True, there was no "smoking gun" or "Stevenson moment" (when Adlai Stevenson brandished the Cuba photos at the UN, showing incontrovertibly that Cuba had stockpiles of Soviet missiles).

But as Reuel Marc Gerecht, a former Middle East specialist of the CIA, now with the American Enterprise Institute think-tank here, put it: "Unless you're totally against war, the case is overwhelming."

Of course, those totally against war will still maintain ­ as Baghdad did within minutes of the speech ­ that the photos and the intercepts and the claims of the defectors were simple fakes, lies put about by Washington war-mongers; "a typical American stunt", as one Iraqi official put it.

But these were not muttered, unsourceable allegations by those all-too-familiar "senior US officials". This was America's top diplomat. On the record, putting his reputation on the line ­ and ready to blow precious intelligence sources in his bid to win the sceptics over.

But has he won them over? Whatever the formidable PR skills of General Powell, some will take a good deal more convincing. The easiest audience (though the most important for the President if war is indeed inevitable) is the US public. Stoked by George Bush's State of the Union speech last week, support for military action was rising here even before the Secretary of State gave his presentation.

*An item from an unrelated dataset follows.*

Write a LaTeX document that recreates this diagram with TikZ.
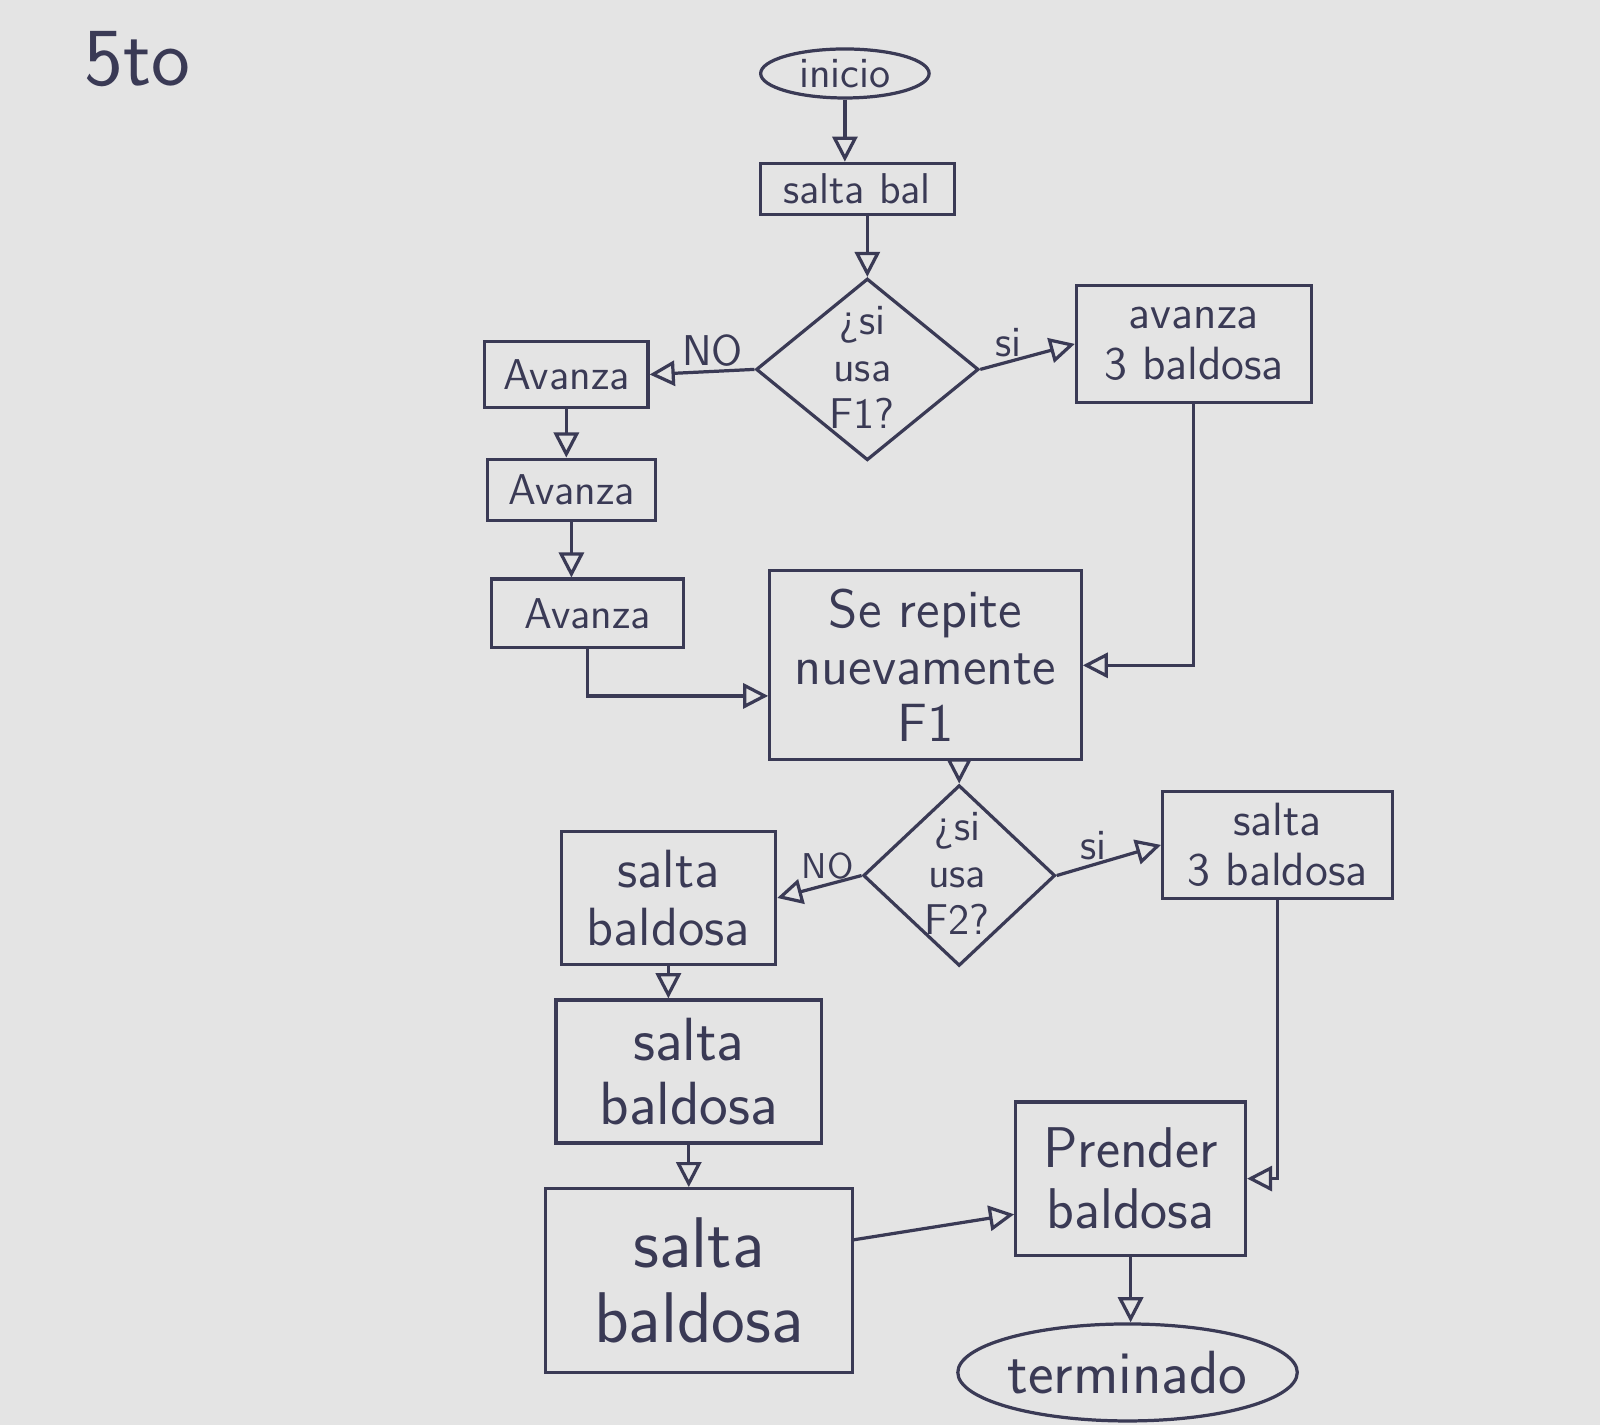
\documentclass[tikz,border=0pt]{standalone}
\usetikzlibrary{arrows.meta,shapes.geometric,calc}
\definecolor{paper}{HTML}{E4E4E4}
\definecolor{ink}{HTML}{3A3A55}
\newcommand{\fs}[2]{\sffamily\fontsize{#1}{#2}\selectfont}
\begin{document}
\begin{tikzpicture}[x=0.01cm,y=-0.01cm,
  every node/.style={text=ink,font=\fs{12}{14}},
  proc/.style={draw=ink,line width=0.9pt,rectangle,inner sep=2pt,align=center},
  term/.style={draw=ink,line width=0.9pt,ellipse,inner sep=0pt},
  dec/.style={draw=ink,line width=0.9pt,diamond,inner sep=0pt},
  lbl/.style={inner sep=1pt},
  flow/.style={draw=ink,line width=0.9pt,-{Triangle[open,length=7pt,width=7pt]}},
]
\useasboundingbox[fill=paper] (0,0) rectangle (1568,1396);

\node[lbl,font=\fs{23}{25}] (title) at (135,58) {5to};

% top
\node[term,minimum width=1.65cm,minimum height=0.48cm] (ini) at (828,72) {inicio};
\node[proc,minimum width=1.9cm,minimum height=0.5cm] (sb) at (840,185) {salta bal};
\node[dec,minimum width=2.18cm,minimum height=1.78cm] (d1) at (850,362) {};
\node[lbl,align=center,font=\fs{12}{13}] (d1t) at (845,360) {¿si\\usa\\F1?};
\node[proc,minimum width=2.3cm,minimum height=1.15cm,font=\fs{13}{14}] (av3b) at (1170,337) {avanza\\3 baldosa};

% left column 1
\node[proc,minimum width=1.6cm,minimum height=0.65cm] (a1) at (555,367) {Avanza};
\node[proc,minimum width=1.64cm,minimum height=0.6cm] (a2) at (560,480) {Avanza};
\node[proc,minimum width=1.88cm,minimum height=0.67cm] (a3) at (576,601) {Avanza};

% middle
\node[proc,minimum width=3.05cm,minimum height=1.85cm,font=\fs{15}{16}] (rep) at (907,652) {Se repite\\nuevamente\\F1};
\node[dec,minimum width=1.88cm,minimum height=1.77cm] (d2) at (940,858) {};
\node[lbl,align=center,font=\fs{12}{13}] (d2t) at (938,856) {¿si\\usa\\F2?};
\node[proc,minimum width=2.25cm,minimum height=1.05cm,font=\fs{13}{14}] (s3b) at (1252,828) {salta\\3 baldosa};

% left column 2
\node[proc,minimum width=2.1cm,minimum height=1.3cm,font=\fs{15}{16}] (sb1) at (655,880) {salta\\baldosa};
\node[proc,minimum width=2.6cm,minimum height=1.4cm,font=\fs{17}{18}] (sb2) at (675,1050) {salta\\baldosa};
\node[proc,minimum width=3.0cm,minimum height=1.8cm,font=\fs{20}{21}] (sb3) at (685,1255) {salta\\baldosa};

% bottom right
\node[proc,minimum width=2.25cm,minimum height=1.5cm,font=\fs{16}{17}] (pr) at (1108,1155) {Prender\\baldosa};
\node[term,minimum width=3.1cm,minimum height=0.95cm,font=\fs{17}{19}] (fin) at (1105,1345) {terminado};

% connectors
\draw[flow] (ini.south) -- (ini.south |- sb.north);
\draw[flow] (sb.south -| d1.north) -- (d1.north);
\draw[flow] (d1.east) -- node[lbl,above,pos=0.3] (lsi1) {si} (av3b.west);
\draw[flow] (d1.west) -- node[lbl,above,pos=0.4] (lno1) {NO} (a1.east);
\draw[flow] (a1.south) -- (a1.south |- a2.north);
\draw[flow] (a2.south) -- (a2.south |- a3.north);
\draw[flow] (a3.south) |- ($(rep.west)+(0,30)$);
\draw[flow] (av3b.south) |- (rep.east);
\draw[flow] (rep.south -| d2.north) -- (d2.north);
\draw[flow] (d2.east) -- node[lbl,above,pos=0.35] (lsi2) {si} (s3b.west);
\draw[flow] (d2.west) -- node[lbl,above,pos=0.4,font=\fs{10}{11}] (lno2) {NO} (sb1.east);
\draw[flow] (sb1.south) -- (sb1.south |- sb2.north);
\draw[flow] (sb2.south) -- (sb2.south |- sb3.north);
\draw[flow] ($(sb3.east)+(0,-40)$) -- ($(pr.west)+(0,35)$);
\draw[flow] (s3b.south) |- (pr.east);
\draw[flow] (pr.south) -- (pr.south |- fin.north);
\end{tikzpicture}
\end{document}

Joe Biden, the senior Democrat on the Senate Foreign Relations Committee, who has frequently complained the administration had failed to make the case for war, surely summed up the reaction of a vast majority of Americans: "If I had this evidence before an unbiased jury, I'd get a conviction."

Indeed, within the first 20 minutes, General Powell had demonstrated beyond most reasonable doubt that Iraq was playing hide-and-seek with the inspectors, in defiance of resolution 1441. Whether foreign audiences are persuaded, whether it makes the much desired second UN resolution more likely, is a different matter.

But it will be far, far harder to hide behind the fiction that inspections, even longer and stepped-up inspections, will do the trick, barring an extraordinary change of heart by Saddam Hussein.

After yesterday no one could pretend that the hawks had muscled General Powell from the centre of US policy-making.

The apocalyptic, curled-lip pronouncements of Dick Cheney, the jibes of Donald Rumsfeld about the "old Europe," pale into insignificance beside the Secretary of State's performance yesterday.

Opponents of war should have been careful what they wished for. They wanted General Powell squarely at the helm of US policy: they've got it.

But in a sense, the Powell tour de force, billed as the most important moment for the Security Council since 1962, was beside the point. Hans Blix's report of 27 January left scant doubt that Iraq was technically in breach of resolution 1441. General Powell surely sealed the legal case.

But the real issues are the ones the Security Council ducked for a few months when it agreed resolution 1441 last November. Those months have now all but expired. The issues are starker than ever. First, is Iraq a threat so immediate that it must be tackled by force now, at the risk of further destabilisation of the region?

And second, even given the changed rules of the terrorist era, do democracies have the moral right to launch an unprovoked war?

But in Washington at least, even these questions are increasingly moot. Yes, there could be an assassin's bullet, a one-way ticket into exile or ­ least likely of all ­ President Saddam's conversion to the cause of peace and international brotherhood. But in the words of one seasoned observer here, "the odds of war are 95 per cent".